--- start ---
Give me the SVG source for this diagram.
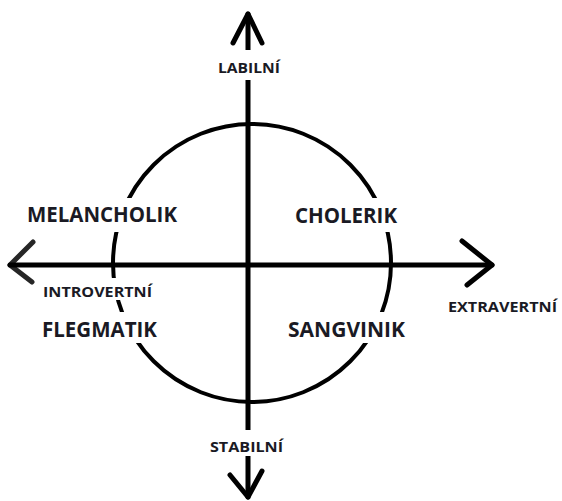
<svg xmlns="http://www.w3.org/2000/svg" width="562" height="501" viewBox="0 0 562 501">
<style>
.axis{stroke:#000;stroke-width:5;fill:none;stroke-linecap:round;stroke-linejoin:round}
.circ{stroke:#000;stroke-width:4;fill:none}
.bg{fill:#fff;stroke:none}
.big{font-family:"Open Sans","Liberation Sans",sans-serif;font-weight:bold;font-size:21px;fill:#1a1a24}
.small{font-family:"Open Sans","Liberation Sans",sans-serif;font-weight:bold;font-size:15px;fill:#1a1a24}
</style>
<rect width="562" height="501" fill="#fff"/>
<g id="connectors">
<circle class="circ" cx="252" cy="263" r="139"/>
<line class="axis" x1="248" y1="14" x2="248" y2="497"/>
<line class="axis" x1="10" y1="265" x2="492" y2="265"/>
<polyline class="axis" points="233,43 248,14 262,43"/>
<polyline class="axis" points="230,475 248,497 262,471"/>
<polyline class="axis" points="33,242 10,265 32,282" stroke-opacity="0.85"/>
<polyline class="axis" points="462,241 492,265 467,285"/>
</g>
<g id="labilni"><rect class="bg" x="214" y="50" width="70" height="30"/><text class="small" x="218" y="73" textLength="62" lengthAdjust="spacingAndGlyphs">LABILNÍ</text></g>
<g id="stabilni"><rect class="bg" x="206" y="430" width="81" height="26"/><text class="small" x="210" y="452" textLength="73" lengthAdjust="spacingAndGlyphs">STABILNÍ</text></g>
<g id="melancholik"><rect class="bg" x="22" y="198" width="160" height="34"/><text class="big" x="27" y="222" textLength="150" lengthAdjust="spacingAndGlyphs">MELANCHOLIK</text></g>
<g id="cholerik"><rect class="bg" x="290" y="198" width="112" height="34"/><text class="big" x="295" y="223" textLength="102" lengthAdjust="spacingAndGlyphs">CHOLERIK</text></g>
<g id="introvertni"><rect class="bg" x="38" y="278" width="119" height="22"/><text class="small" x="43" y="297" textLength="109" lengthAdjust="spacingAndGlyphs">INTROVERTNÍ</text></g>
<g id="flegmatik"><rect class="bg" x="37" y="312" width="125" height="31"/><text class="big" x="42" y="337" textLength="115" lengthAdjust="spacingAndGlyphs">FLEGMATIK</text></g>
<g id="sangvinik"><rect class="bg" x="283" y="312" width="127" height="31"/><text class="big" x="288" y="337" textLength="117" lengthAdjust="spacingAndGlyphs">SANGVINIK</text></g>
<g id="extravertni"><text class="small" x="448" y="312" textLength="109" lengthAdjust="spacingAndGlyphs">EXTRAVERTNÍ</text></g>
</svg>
--- end ---
--- start ---
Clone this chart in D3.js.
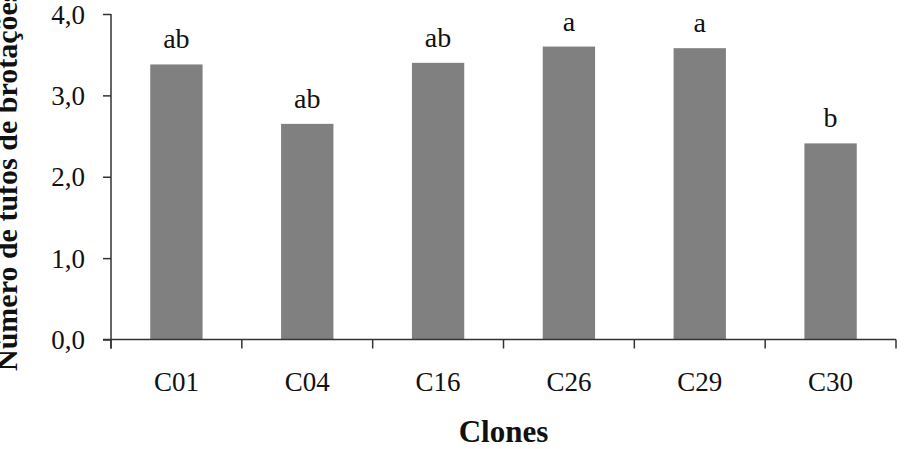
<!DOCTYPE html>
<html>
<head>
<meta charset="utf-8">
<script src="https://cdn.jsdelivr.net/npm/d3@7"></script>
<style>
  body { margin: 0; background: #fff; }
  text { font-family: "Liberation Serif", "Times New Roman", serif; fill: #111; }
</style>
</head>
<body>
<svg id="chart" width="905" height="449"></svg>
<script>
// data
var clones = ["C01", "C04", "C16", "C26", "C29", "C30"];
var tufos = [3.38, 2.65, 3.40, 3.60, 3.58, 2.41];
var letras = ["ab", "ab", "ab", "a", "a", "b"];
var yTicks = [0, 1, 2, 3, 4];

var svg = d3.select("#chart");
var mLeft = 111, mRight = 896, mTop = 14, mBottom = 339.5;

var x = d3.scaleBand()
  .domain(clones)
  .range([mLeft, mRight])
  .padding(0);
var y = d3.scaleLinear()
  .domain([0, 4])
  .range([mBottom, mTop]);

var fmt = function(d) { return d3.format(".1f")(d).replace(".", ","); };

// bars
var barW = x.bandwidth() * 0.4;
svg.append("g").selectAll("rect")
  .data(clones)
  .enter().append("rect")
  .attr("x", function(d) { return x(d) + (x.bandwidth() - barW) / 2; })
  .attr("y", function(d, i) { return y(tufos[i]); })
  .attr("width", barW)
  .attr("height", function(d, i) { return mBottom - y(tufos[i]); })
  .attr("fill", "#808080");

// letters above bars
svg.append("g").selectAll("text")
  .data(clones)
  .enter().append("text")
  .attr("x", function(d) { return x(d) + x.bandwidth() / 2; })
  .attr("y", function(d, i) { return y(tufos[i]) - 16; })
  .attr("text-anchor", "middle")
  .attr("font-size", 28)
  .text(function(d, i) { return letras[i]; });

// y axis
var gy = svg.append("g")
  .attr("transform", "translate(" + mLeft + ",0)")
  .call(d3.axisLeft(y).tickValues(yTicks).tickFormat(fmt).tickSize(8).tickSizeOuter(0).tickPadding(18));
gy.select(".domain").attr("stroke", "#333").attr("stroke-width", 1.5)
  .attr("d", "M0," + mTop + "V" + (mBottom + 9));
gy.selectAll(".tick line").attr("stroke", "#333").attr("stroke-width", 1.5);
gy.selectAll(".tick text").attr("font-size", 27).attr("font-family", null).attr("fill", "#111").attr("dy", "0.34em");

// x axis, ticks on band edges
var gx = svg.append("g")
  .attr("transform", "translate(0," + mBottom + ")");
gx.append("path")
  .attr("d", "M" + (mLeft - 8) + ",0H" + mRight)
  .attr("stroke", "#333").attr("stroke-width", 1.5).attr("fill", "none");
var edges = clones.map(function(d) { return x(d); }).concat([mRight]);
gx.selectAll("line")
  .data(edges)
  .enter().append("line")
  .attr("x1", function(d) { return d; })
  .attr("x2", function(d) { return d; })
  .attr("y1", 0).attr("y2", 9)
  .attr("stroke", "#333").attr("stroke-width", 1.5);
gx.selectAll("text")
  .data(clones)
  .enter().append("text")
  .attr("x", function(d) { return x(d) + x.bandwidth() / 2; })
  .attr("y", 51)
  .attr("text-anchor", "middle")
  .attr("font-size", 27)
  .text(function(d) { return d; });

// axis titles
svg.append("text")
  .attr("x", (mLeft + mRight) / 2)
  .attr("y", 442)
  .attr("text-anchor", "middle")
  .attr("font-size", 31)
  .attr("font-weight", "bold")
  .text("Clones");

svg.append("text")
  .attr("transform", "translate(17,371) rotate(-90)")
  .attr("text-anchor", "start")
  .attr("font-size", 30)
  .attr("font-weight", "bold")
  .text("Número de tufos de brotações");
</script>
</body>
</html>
--- end ---
--- start ---
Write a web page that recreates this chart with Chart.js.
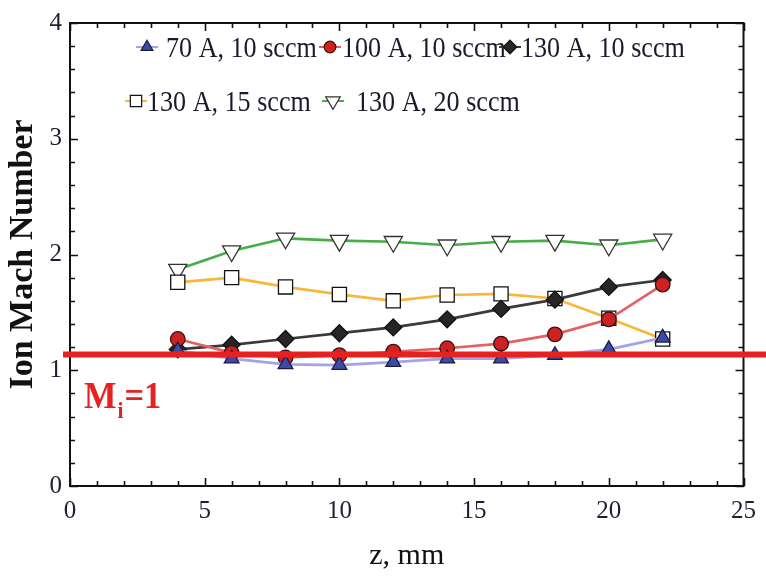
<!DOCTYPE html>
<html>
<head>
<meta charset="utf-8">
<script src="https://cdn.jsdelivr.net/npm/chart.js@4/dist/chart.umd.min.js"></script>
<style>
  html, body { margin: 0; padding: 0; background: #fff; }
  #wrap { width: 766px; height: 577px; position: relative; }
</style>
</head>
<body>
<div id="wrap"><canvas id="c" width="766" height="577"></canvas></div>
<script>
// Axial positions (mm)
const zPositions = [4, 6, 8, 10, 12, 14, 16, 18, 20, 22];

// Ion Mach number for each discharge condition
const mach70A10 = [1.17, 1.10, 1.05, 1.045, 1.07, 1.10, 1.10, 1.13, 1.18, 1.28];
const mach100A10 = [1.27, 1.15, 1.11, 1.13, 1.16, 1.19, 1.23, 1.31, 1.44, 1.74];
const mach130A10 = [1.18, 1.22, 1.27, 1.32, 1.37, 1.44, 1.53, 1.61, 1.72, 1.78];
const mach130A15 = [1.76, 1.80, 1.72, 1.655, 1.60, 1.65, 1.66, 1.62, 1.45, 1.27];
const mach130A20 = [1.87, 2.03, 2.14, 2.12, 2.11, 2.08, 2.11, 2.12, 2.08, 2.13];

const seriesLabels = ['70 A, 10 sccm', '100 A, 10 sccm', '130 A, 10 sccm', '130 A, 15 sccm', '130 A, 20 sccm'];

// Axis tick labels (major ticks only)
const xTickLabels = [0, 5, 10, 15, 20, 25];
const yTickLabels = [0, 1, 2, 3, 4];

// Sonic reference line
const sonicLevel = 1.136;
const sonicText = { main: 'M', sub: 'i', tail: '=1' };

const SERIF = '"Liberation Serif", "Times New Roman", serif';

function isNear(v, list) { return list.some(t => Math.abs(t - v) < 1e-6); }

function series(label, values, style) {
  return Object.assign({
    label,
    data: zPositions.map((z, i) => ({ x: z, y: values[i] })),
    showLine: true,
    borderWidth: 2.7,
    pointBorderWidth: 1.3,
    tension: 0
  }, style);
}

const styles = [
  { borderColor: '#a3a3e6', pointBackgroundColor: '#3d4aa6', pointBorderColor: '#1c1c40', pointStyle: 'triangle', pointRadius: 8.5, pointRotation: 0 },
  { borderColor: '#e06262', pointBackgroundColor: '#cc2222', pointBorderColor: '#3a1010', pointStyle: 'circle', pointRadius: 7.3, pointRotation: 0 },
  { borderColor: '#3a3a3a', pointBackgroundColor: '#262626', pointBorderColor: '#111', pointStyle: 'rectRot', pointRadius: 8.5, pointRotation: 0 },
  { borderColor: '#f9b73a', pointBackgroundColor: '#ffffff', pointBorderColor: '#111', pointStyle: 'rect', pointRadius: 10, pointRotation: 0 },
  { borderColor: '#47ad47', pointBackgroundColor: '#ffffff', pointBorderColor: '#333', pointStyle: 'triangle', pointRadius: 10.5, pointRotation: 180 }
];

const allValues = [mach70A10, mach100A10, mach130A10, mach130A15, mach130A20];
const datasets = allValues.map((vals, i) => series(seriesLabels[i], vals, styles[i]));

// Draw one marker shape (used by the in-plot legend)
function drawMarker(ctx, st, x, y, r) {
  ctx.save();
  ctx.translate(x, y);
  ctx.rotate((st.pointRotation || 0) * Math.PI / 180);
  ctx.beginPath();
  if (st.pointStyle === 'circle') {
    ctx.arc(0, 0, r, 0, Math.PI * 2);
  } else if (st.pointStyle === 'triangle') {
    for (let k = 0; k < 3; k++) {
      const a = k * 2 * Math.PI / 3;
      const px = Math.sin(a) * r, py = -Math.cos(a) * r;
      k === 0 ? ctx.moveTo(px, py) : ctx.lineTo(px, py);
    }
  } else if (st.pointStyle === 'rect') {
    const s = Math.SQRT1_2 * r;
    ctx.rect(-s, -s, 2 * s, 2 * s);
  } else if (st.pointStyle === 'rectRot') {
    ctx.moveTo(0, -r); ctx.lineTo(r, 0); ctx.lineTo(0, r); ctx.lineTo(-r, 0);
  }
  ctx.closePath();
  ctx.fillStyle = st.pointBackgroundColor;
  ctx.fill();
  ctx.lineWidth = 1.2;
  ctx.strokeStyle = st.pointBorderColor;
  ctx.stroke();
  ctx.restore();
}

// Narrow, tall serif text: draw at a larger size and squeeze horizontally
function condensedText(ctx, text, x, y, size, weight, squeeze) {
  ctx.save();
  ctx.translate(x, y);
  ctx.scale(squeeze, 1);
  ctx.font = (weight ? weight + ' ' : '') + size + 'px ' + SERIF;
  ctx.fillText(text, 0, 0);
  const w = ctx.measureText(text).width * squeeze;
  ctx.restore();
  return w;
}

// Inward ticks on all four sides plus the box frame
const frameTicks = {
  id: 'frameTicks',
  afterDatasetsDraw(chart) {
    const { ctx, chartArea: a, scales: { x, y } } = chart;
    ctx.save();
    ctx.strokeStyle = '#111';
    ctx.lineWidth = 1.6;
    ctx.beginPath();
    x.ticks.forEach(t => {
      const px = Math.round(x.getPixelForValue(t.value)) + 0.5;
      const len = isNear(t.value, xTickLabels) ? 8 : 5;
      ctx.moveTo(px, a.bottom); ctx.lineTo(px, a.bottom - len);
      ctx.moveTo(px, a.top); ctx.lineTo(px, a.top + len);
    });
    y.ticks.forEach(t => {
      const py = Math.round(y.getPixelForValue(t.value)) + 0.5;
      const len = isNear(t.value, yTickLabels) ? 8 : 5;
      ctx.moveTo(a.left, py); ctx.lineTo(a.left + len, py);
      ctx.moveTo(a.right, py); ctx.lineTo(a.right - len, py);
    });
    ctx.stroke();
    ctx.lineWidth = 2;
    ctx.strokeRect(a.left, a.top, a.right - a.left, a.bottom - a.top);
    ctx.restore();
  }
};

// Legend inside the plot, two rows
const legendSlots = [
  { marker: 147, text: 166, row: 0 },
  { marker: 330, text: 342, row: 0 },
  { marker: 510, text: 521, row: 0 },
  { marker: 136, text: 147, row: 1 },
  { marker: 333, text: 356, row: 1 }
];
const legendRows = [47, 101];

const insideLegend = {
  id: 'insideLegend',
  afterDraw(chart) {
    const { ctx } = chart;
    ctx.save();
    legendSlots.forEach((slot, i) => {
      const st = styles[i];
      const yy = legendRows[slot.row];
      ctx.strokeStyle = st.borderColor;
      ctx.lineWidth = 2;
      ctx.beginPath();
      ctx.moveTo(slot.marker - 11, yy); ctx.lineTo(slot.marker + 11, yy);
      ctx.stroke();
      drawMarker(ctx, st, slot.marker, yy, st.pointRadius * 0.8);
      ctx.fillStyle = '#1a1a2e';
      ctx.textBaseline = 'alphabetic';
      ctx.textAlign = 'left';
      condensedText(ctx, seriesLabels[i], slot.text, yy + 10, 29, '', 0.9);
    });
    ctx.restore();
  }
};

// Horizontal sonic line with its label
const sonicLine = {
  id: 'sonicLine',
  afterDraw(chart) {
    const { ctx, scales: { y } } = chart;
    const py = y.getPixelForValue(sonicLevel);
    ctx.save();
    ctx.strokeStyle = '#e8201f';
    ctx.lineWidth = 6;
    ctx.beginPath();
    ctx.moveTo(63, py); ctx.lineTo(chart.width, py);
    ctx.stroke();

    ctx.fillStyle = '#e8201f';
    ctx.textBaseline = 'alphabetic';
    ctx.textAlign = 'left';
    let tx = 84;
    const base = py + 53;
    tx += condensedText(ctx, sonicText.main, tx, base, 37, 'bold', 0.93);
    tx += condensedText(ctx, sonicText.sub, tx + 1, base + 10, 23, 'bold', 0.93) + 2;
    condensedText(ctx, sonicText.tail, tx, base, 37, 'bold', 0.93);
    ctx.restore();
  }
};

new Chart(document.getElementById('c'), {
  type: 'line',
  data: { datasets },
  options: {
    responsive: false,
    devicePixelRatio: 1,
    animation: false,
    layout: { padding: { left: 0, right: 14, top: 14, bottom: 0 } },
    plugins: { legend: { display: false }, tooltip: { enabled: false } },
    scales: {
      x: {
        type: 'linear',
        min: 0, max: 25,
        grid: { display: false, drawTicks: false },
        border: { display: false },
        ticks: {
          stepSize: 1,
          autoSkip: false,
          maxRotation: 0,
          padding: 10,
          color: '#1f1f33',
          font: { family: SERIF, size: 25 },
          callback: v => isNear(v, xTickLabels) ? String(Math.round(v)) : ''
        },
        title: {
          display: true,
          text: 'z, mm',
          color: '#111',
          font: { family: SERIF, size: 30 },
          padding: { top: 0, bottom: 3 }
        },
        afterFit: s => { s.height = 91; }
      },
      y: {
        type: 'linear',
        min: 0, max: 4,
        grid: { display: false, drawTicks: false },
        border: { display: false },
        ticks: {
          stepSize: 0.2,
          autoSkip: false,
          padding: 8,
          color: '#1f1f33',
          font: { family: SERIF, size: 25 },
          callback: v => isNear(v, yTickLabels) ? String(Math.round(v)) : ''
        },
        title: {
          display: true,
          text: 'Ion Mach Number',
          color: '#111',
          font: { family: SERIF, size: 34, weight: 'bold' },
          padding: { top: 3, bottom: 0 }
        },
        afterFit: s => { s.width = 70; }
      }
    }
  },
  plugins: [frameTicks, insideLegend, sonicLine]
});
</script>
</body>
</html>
--- end ---
• _PROBLEM_: Copy the part that starts at the line with "Write a web" and finishes at the line with "function isNear(v, list)", both included, and nothing more. Pictures are left out.

• _SOLUTION_:
Write a web page that recreates this chart with Chart.js.
<!DOCTYPE html>
<html>
<head>
<meta charset="utf-8">
<script src="https://cdn.jsdelivr.net/npm/chart.js@4/dist/chart.umd.min.js"></script>
<style>
  html, body { margin: 0; padding: 0; background: #fff; }
  #wrap { width: 766px; height: 577px; position: relative; }
</style>
</head>
<body>
<div id="wrap"><canvas id="c" width="766" height="577"></canvas></div>
<script>
// Axial positions (mm)
const zPositions = [4, 6, 8, 10, 12, 14, 16, 18, 20, 22];

// Ion Mach number for each discharge condition
const mach70A10 = [1.17, 1.10, 1.05, 1.045, 1.07, 1.10, 1.10, 1.13, 1.18, 1.28];
const mach100A10 = [1.27, 1.15, 1.11, 1.13, 1.16, 1.19, 1.23, 1.31, 1.44, 1.74];
const mach130A10 = [1.18, 1.22, 1.27, 1.32, 1.37, 1.44, 1.53, 1.61, 1.72, 1.78];
const mach130A15 = [1.76, 1.80, 1.72, 1.655, 1.60, 1.65, 1.66, 1.62, 1.45, 1.27];
const mach130A20 = [1.87, 2.03, 2.14, 2.12, 2.11, 2.08, 2.11, 2.12, 2.08, 2.13];

const seriesLabels = ['70 A, 10 sccm', '100 A, 10 sccm', '130 A, 10 sccm', '130 A, 15 sccm', '130 A, 20 sccm'];

// Axis tick labels (major ticks only)
const xTickLabels = [0, 5, 10, 15, 20, 25];
const yTickLabels = [0, 1, 2, 3, 4];

// Sonic reference line
const sonicLevel = 1.136;
const sonicText = { main: 'M', sub: 'i', tail: '=1' };

const SERIF = '"Liberation Serif", "Times New Roman", serif';

function isNear(v, list) { return list.some(t => Math.abs(t - v) < 1e-6); }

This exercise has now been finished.